At oral argument before the Supreme Court, Brad Haywood, appellant's counsel, said the trial court and the Court of Appeals improperly converted an issue of weight into one of admissibility by excluding psychiatric testimony that would tend to negate intent in the death‑and‑concealment prosecution of Mr. Shaw.
"The trial court invaded the province of the jury by turning an issue of weight into 1 of admissibility," Haywood told the justices, arguing the statute cited in briefing requires mental‑condition evidence to be admitted and evaluated by the jury on its weight. Haywood said the defense expert, Dr. Boyd, testified that Shaw's disordered thinking and inability to engage in planful conduct persisted across the three‑day period the body was concealed and that the expert's opinion tended to negate the malice and planning elements the Commonwealth relied on.
Virginia Tyson, assistant attorney general for the Commonwealth, responded that the trial court properly exercised its gatekeeping function and did not abuse its discretion in excluding the proffered testimony. "The trial court, as the gatekeeper of the admissibility of the evidence, carefully considered the matter and did not abuse its discretion in excluding the proffered evidence," Tyson said, adding that the Court of Appeals applied a standard similar to federal precedents requiring the expert to connect the mental condition at the time of the alleged conduct to a tendency to negate the required intent.
Both sides addressed how the time frame of the offense affects admissibility. The facts taken from argument: the victim's body was wrapped in a shower curtain and kept in an apartment for roughly three days (described in argument as May 5–8); the apartment's air conditioning was lowered to about 50 degrees; Shaw sent a text to a contact labeled "mom" saying he found the body and would not report it because he feared jail; and other phone messages and texts indicated another individual was advising Shaw about cleaning and concealment. Haywood argued Dr. Boyd's testimony tied the defendant's disorganized conduct—wrapping the body, lowering the temperature, asking others for help—to impaired planning and therefore tended to negate the malice and concealment intents the Commonwealth advanced.

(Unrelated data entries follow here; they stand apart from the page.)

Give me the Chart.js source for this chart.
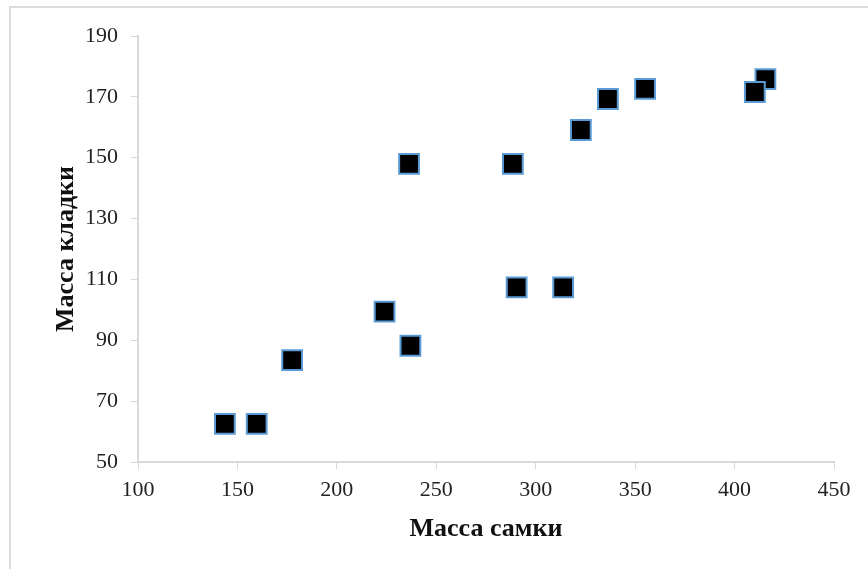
<!DOCTYPE html>
<html lang="ru">
<head>
<meta charset="UTF-8">
<title>Масса самки и масса кладки</title>
<script src="https://cdn.jsdelivr.net/npm/chart.js@4.4.2/dist/chart.umd.min.js"></script>
<style>
    html, body { margin: 0; padding: 0; background: #fff; }
    #wrap { position: relative; width: 868px; height: 569px; }
    /* grey frame along the top and left edge, like the source picture */
    #frame {
        position: absolute; left: 9px; top: 6px; right: 0; bottom: 0;
        border-top: 2px solid #dcdcdc; border-left: 2px solid #dcdcdc;
    }
    canvas { position: absolute; left: 0; top: 0; }
</style>
</head>
<body>
<div id="wrap">
    <div id="frame"></div>
    <canvas id="chart" width="868" height="569"></canvas>
</div>
<script>
// --- data ---
const femaleMass = [143.7, 159.7, 177.5, 224, 237, 236.3, 288.5, 290.4, 313.8, 322.7, 336.3, 355, 415.5, 410.2];
const clutchMass = [62.5, 62.5, 83.5, 99.4, 88.2, 148, 148, 107.4, 107.4, 159.1, 169.3, 172.6, 175.8, 171.6];

const xTitle = 'Масса самки';
const yTitle = 'Масса кладки';

const points = femaleMass.map((x, i) => ({ x: x, y: clutchMass[i] }));

const axisGrey = '#d9d9d9';
const tickFont = { family: 'Liberation Serif', size: 22 };
const titleFont = { family: 'Liberation Serif', size: 26, weight: 'bold' };

new Chart(document.getElementById('chart'), {
    type: 'scatter',
    data: {
        datasets: [{
            data: points,
            pointStyle: 'rect',
            pointRadius: 14,
            pointHoverRadius: 14,
            backgroundColor: '#000',
            borderColor: '#5b9bd5',
            borderWidth: 2
        }]
    },
    options: {
        responsive: false,
        animation: false,
        layout: { padding: { top: 36, right: 34, left: 0, bottom: 0 } },
        plugins: { legend: { display: false }, tooltip: { enabled: false } },
        scales: {
            x: {
                type: 'linear',
                min: 100, max: 450,
                ticks: { stepSize: 50, font: tickFont, color: '#222', padding: 8, maxRotation: 0 },
                grid: { drawOnChartArea: false, drawTicks: true, tickLength: 7, color: axisGrey },
                border: { color: axisGrey, width: 2 },
                title: { display: true, text: xTitle, font: titleFont, color: '#111', padding: { top: 0, bottom: 24 } },
                afterFit: s => { s.height = 107; }
            },
            y: {
                type: 'linear',
                min: 50, max: 190,
                ticks: { stepSize: 20, font: tickFont, color: '#222', padding: 13 },
                grid: { drawOnChartArea: false, drawTicks: true, tickLength: 7, color: axisGrey },
                border: { color: axisGrey, width: 2 },
                title: { display: true, text: yTitle, font: titleFont, color: '#111', padding: { top: 51, bottom: 0 } },
                afterFit: s => { s.width = 138; }
            }
        }
    }
});
</script>
</body>
</html>
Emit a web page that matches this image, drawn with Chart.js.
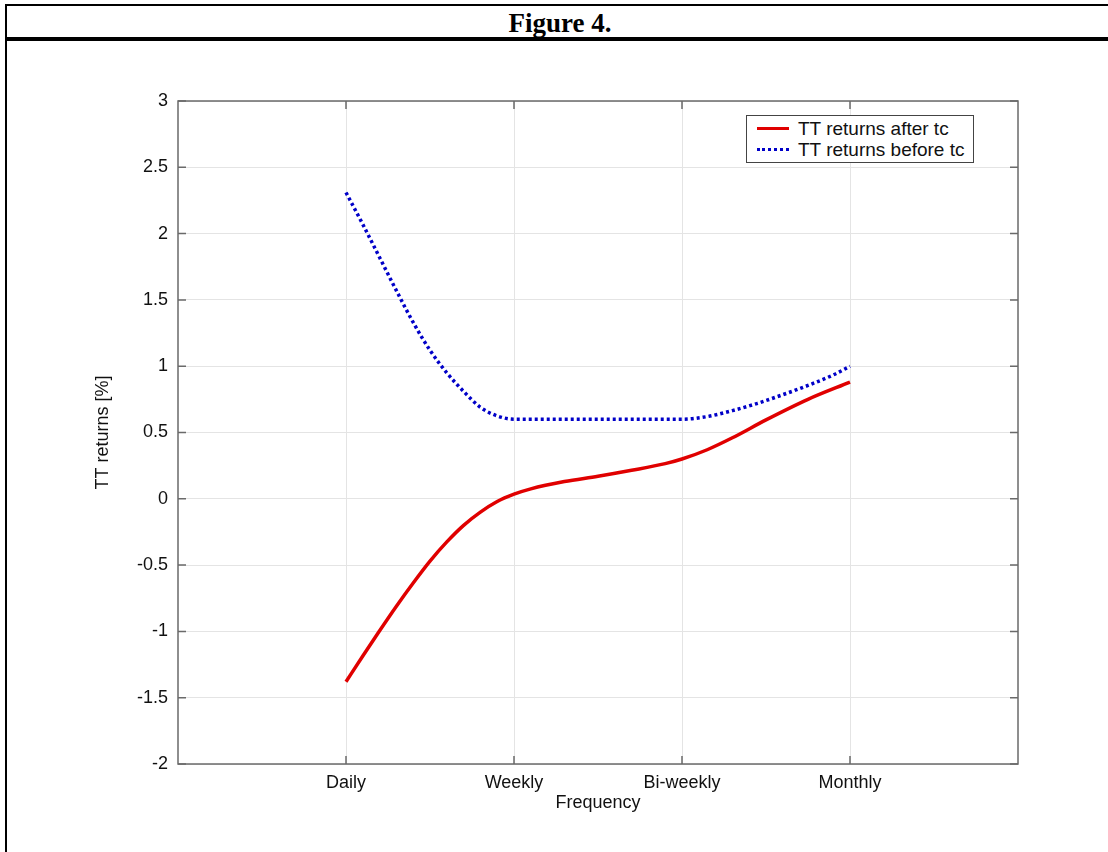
<!DOCTYPE html>
<html>
<head>
<meta charset="utf-8">
<script src="https://cdn.jsdelivr.net/npm/chart.js@4/dist/chart.umd.min.js"></script>
<style>
  html, body { margin: 0; padding: 0; background: #fff; }
  body { width: 1108px; height: 852px; position: relative; overflow: hidden; font-family: 'Liberation Sans', Arial, sans-serif; }
  .frame-top { position: absolute; left: 5px; right: 0; top: 4px; height: 2px; background: #000; }
  .frame-mid { position: absolute; left: 5px; right: 0; top: 37px; height: 4px; background: #000; }
  .frame-left { position: absolute; left: 5px; top: 4px; bottom: 0; width: 2px; background: #000; }
  .fig-title { position: absolute; left: 12px; right: 0; top: 8px; text-align: center; font: bold 27px 'Liberation Serif', 'Times New Roman', serif; color: #000; }
  #chartBox { position: absolute; left: 80px; top: 60px; }
  .legend { position: absolute; left: 746px; top: 115px; width: 226px; height: 46px; border: 1px solid #444; background: #fff; }
  .legend-item { position: absolute; left: 10px; height: 21px; display: flex; align-items: center; font: 19px 'Liberation Sans', Arial, sans-serif; color: #111; }
  .legend-swatch { width: 32px; margin-right: 9px; }
</style>
</head>
<body>
<div class="frame-top"></div>
<div class="frame-mid"></div>
<div class="frame-left"></div>
<div class="fig-title">Figure 4.</div>
<div id="chartBox"><canvas id="chart" width="980" height="790"></canvas></div>
<div class="legend" id="legend"></div>
<script>
const freqLabels = ['Daily', 'Weekly', 'Bi-weekly', 'Monthly'];
const freqPos = [1, 2, 3, 4];

const afterX = [1, 1.1, 1.2, 1.3, 1.4, 1.5, 1.6, 1.7, 1.8, 1.9, 2.0, 2.1, 2.3, 2.5, 2.7, 2.9, 3.0, 3.15, 3.3, 3.5, 3.75, 4.0];
const afterY = [-1.38, -1.185, -0.995, -0.81, -0.635, -0.47, -0.325, -0.20, -0.10, -0.02, 0.035, 0.075, 0.13, 0.17, 0.215, 0.265, 0.30, 0.37, 0.46, 0.595, 0.75, 0.88];

const beforeX = [1, 1.1, 1.2, 1.3, 1.4, 1.5, 1.6, 1.7, 1.8, 1.9, 2.0, 2.5, 3.0, 3.15, 3.3, 3.45, 3.6, 3.75, 3.9, 4.0];
const beforeY = [2.31, 2.07, 1.82, 1.57, 1.33, 1.12, 0.95, 0.81, 0.69, 0.625, 0.60, 0.60, 0.60, 0.62, 0.665, 0.72, 0.785, 0.855, 0.934, 1.0];

const series = [
  { label: 'TT returns after tc', xs: afterX, ys: afterY, color: '#e00000', dash: [] },
  { label: 'TT returns before tc', xs: beforeX, ys: beforeY, color: '#0000c8', dash: [3, 3] }
];

const tickFont = { family: "'Liberation Sans', Arial, sans-serif", size: 18 };

// box round the plot and MATLAB style inward ticks
const frameBox = {
  id: 'frameBox',
  afterDraw(chart) {
    const { ctx, chartArea: a, scales: { x, y } } = chart;
    ctx.save();
    ctx.strokeStyle = '#6a6a6a';
    ctx.lineWidth = 1.5;
    ctx.strokeRect(a.left, a.top, a.right - a.left, a.bottom - a.top);
    ctx.beginPath();
    y.ticks.forEach((t) => {
      const py = y.getPixelForValue(t.value);
      ctx.moveTo(a.left, py); ctx.lineTo(a.left + 8, py);
      ctx.moveTo(a.right, py); ctx.lineTo(a.right - 8, py);
    });
    x.ticks.forEach((t) => {
      const px = x.getPixelForValue(t.value);
      ctx.moveTo(px, a.bottom); ctx.lineTo(px, a.bottom - 8);
      ctx.moveTo(px, a.top); ctx.lineTo(px, a.top + 8);
    });
    ctx.stroke();
    ctx.restore();
  }
};

new Chart(document.getElementById('chart'), {
  type: 'line',
  data: {
    datasets: series.map((s) => ({
      label: s.label,
      data: s.xs.map((v, i) => ({ x: v, y: s.ys[i] })),
      borderColor: s.color,
      borderWidth: 3.5,
      borderDash: s.dash,
      pointRadius: 0,
      cubicInterpolationMode: 'monotone',
      fill: false
    }))
  },
  options: {
    responsive: false,
    animation: false,
    devicePixelRatio: 1,
    layout: { padding: { top: 41, right: 42, left: 0, bottom: 0 } },
    plugins: { legend: { display: false }, tooltip: { enabled: false } },
    scales: {
      x: {
        type: 'linear',
        min: 0,
        max: 5,
        afterBuildTicks: (scale) => { scale.ticks = freqPos.map((v) => ({ value: v })); },
        afterFit: (scale) => { scale.height = 86; },
        grid: { color: '#e4e4e4', lineWidth: 1, drawTicks: false },
        border: { display: false },
        ticks: {
          color: '#111',
          font: tickFont,
          padding: 8,
          maxRotation: 0,
          callback: (value) => freqLabels[freqPos.indexOf(value)]
        },
        title: { display: true, text: 'Frequency', color: '#111', font: tickFont, padding: { top: 0, bottom: 36 } }
      },
      y: {
        min: -2,
        max: 3,
        afterFit: (scale) => { scale.width = 98; },
        grid: { color: '#e4e4e4', lineWidth: 1, drawTicks: false },
        border: { display: false },
        ticks: {
          stepSize: 0.5,
          color: '#111',
          font: tickFont,
          padding: 10,
          callback: (value) => String(Math.round(value * 10) / 10)
        },
        title: { display: true, text: 'TT returns [%]', color: '#111', font: tickFont, padding: { top: 12, bottom: 0 } }
      }
    }
  },
  plugins: [frameBox]
});

document.getElementById('legend').innerHTML = series.map((s, i) => `
  <div class="legend-item" style="top:${2 + i * 21}px">
    <span class="legend-swatch" style="border-top:3px ${s.dash.length ? 'dotted' : 'solid'} ${s.color}"></span>
    <span>${s.label}</span>
  </div>
`).join('');
</script>
</body>
</html>
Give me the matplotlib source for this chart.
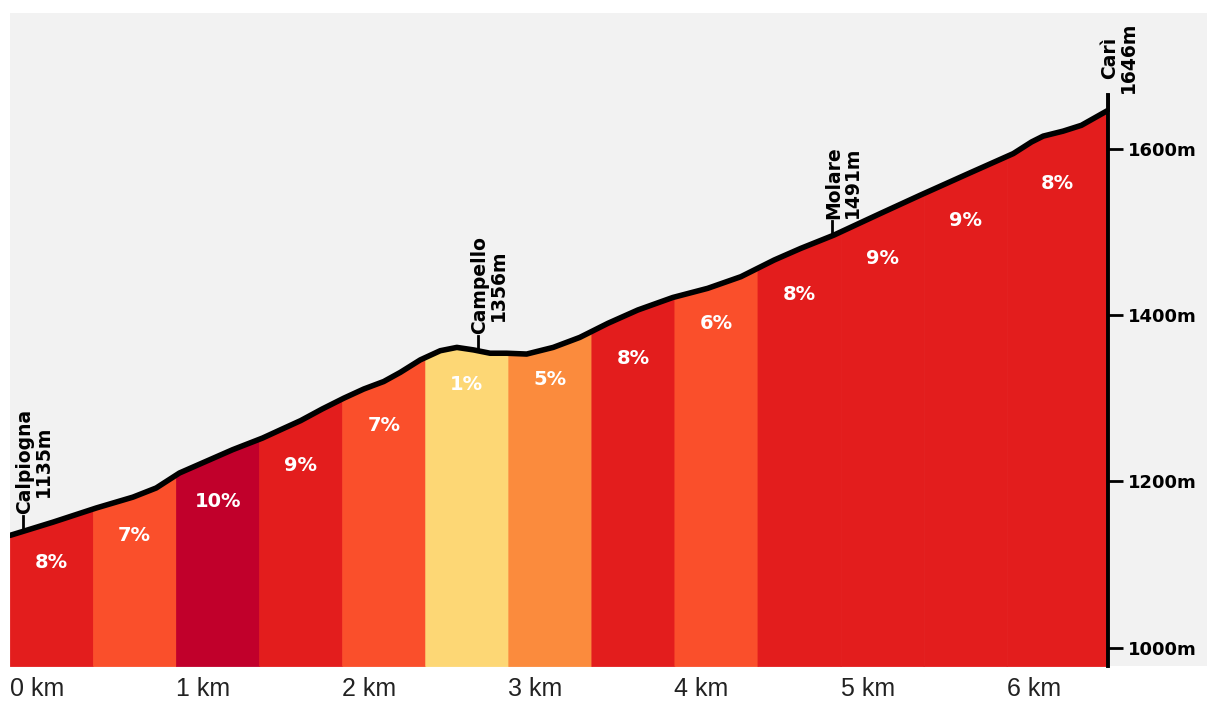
import numpy as np
import matplotlib.pyplot as plt
from matplotlib.patches import Rectangle


# elevation profile: distance (km) / elevation (m)
dist_km = np.array([0.00, 0.26, 0.52, 0.74, 0.88, 1.02, 1.18, 1.34, 1.52, 1.64, 1.75,
                    1.88, 2.01, 2.13, 2.25, 2.35, 2.47, 2.59, 2.69, 2.79, 2.89, 2.99,
                    3.11, 3.27, 3.43, 3.60, 3.78, 3.99, 4.20, 4.40, 4.60, 4.76, 4.96,
                    5.24, 5.48, 5.77, 6.04, 6.15, 6.22, 6.34, 6.45, 6.61])
elev_m = np.array([1135, 1151, 1168, 1181, 1192, 1210, 1224, 1238, 1252, 1263, 1273,
                   1287, 1300, 1311, 1320, 1331, 1346, 1357, 1361, 1358, 1354, 1354,
                   1353, 1361, 1373, 1390, 1406, 1421, 1432, 1446, 1466, 1480, 1496,
                   1522, 1544, 1570, 1594, 1608, 1615, 1621, 1628, 1646])

# gradient segments (every 500 m)
seg_start = [0.0, 0.5, 1.0, 1.5, 2.0, 2.5, 3.0, 3.5, 4.0, 4.5, 5.0, 5.5, 6.0]
seg_end = seg_start[1:] + [6.61]
seg_grade = [8, 7, 10, 9, 7, 1, 5, 8, 6, 8, 9, 9, 8]

# named points along the climb
places = ["Calpiogna", "Campello", "Molare", "Carì"]
place_km = [0.08, 2.82, 4.95, 6.61]
place_elev = [1135, 1356, 1491, 1646]

km_ticks = [0, 1, 2, 3, 4, 5, 6]
km_labels = ["0 km", "1 km", "2 km", "3 km", "4 km", "5 km", "6 km"]
elev_ticks = [1000, 1200, 1400, 1600]
elev_labels = ["1000m", "1200m", "1400m", "1600m"]


def grade_color(g):
    if g <= 2:
        return "#fdd775"
    if g <= 5:
        return "#fb8b3d"
    if g <= 7:
        return "#fa4f2b"
    if g <= 9:
        return "#e31d1d"
    return "#c1002b"


W, H = 1207, 706
fig = plt.figure(figsize=(W / 100, H / 100), dpi=100)
fig.patch.set_facecolor("white")

# light gray panel behind the plot (extends under the right labels)
fig.add_artist(Rectangle((10 / W, 40 / H), (W - 10) / W, 653 / H,
                         transform=fig.transFigure, facecolor="#f2f2f2",
                         edgecolor="none", zorder=0))

ax = fig.add_axes([10 / W, 40 / H, 1098 / W, 653 / H])
ax.set_facecolor("none")
ymin, ymax = 978, 1763
ax.set_xlim(0, seg_end[-1])
ax.set_ylim(ymin, ymax)

# coloured gradient blocks
for s, e, g in zip(seg_start, seg_end, seg_grade):
    xs = np.concatenate([[s], dist_km[(dist_km > s) & (dist_km < e)], [e]])
    ys = np.interp(xs, dist_km, elev_m)
    c = grade_color(g)
    ax.fill_between(xs, ymin, ys, color=c, edgecolor=c, linewidth=0.6, zorder=2)
    y0 = np.interp(s, dist_km, elev_m)
    ax.text((s + e) / 2, y0 - 32, f"{g}%", ha="center", va="center",
            color="white", fontsize=14, fontweight="bold", zorder=4)

# profile line
ax.plot(dist_km, elev_m, color="black", linewidth=4,
        solid_capstyle="round", solid_joinstyle="round", zorder=5)

# right-hand axis line up to the summit
ax.plot([seg_end[-1]] * 2, [ymin, place_elev[-1] + 18], color="black",
        linewidth=2.8, zorder=6, clip_on=False)

# place markers
for name, km, el in zip(places, place_km, place_elev):
    yb = np.interp(km, dist_km, elev_m)
    ax.plot([km, km], [yb, yb + 18], color="black", linewidth=2, zorder=6,
            clip_on=False)
    ax.annotate(f"{name}\n{el}m", xy=(km, yb + 18), xytext=(11, 2),
                textcoords="offset pixels", rotation=90, ha="center",
                va="bottom", multialignment="center", fontsize=13.5,
                fontweight="bold", color="black", linespacing=1.0,
                annotation_clip=False, zorder=7)

# axes styling
for sp in ax.spines.values():
    sp.set_visible(False)

ax.set_xticks(km_ticks)
ax.set_xticklabels(km_labels, ha="left", fontsize=18, color="#222222",
                   family="Liberation Sans")
ax.tick_params(axis="x", length=0, pad=8)

ax.yaxis.tick_right()
ax.set_yticks(elev_ticks)
ax.set_yticklabels(elev_labels, fontsize=13, fontweight="bold")
ax.tick_params(axis="y", length=11, width=2, pad=3, colors="black")

plt.savefig("out.png", dpi=100)
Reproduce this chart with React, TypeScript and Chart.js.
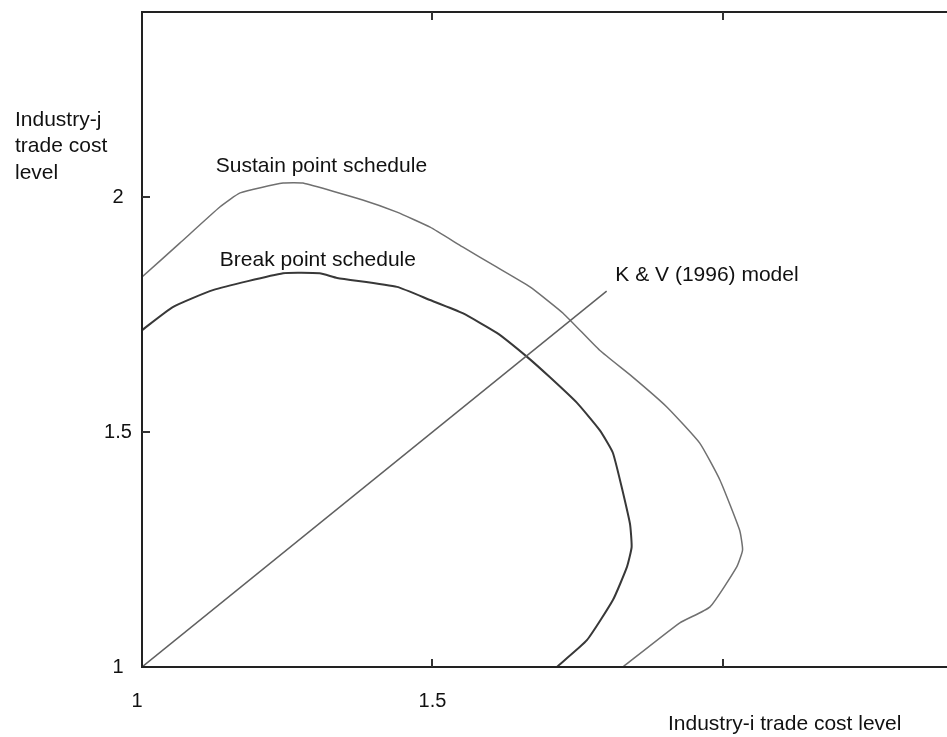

Justices pressed both sides on hypotheticals about temporal precision. Justice Kelsey asked whether it was possible during the three‑day period that Shaw could nevertheless have "plan[ed] and act[ed], intentionally," and counsel acknowledged the expert had testified the condition was in flux and that she could not identify every discrete moment with certainty. The Commonwealth emphasized that many portions of the expert's proffer were speculative regarding the precise instant the criminal intent was asserted (for example, the moment police arrived and Shaw lied), and that experts may not be permitted to offer speculation in place of a demonstrable link to the required mens rea.
Counsel also debated harmless‑error analysis. Haywood argued that even limited testimony (for example, tying impairment to the 15‑minute period when Shaw spoke to police on the porch) could alter the jury's assessment of intent and therefore present a non‑harmless error if excluded. Tyson said the gatekeeping threshold must be met before harmless‑error considerations apply and that the trial court reasonably concluded the proffer did not adequately connect the mental condition to the specific intent elements the Commonwealth needed to prove.
No decision was issued at argument. The justices questioned whether multiple, temporally partial experts could, in combination, establish a continuous impairment across the full period, and whether exclusion of an expert whose testimony is imprecise on timing should be deemed an abuse of discretion. The court's eventual opinion will resolve whether the trial court and Court of Appeals applied the correct evidentiary standard and whether the proffered testimony should have reached the jury.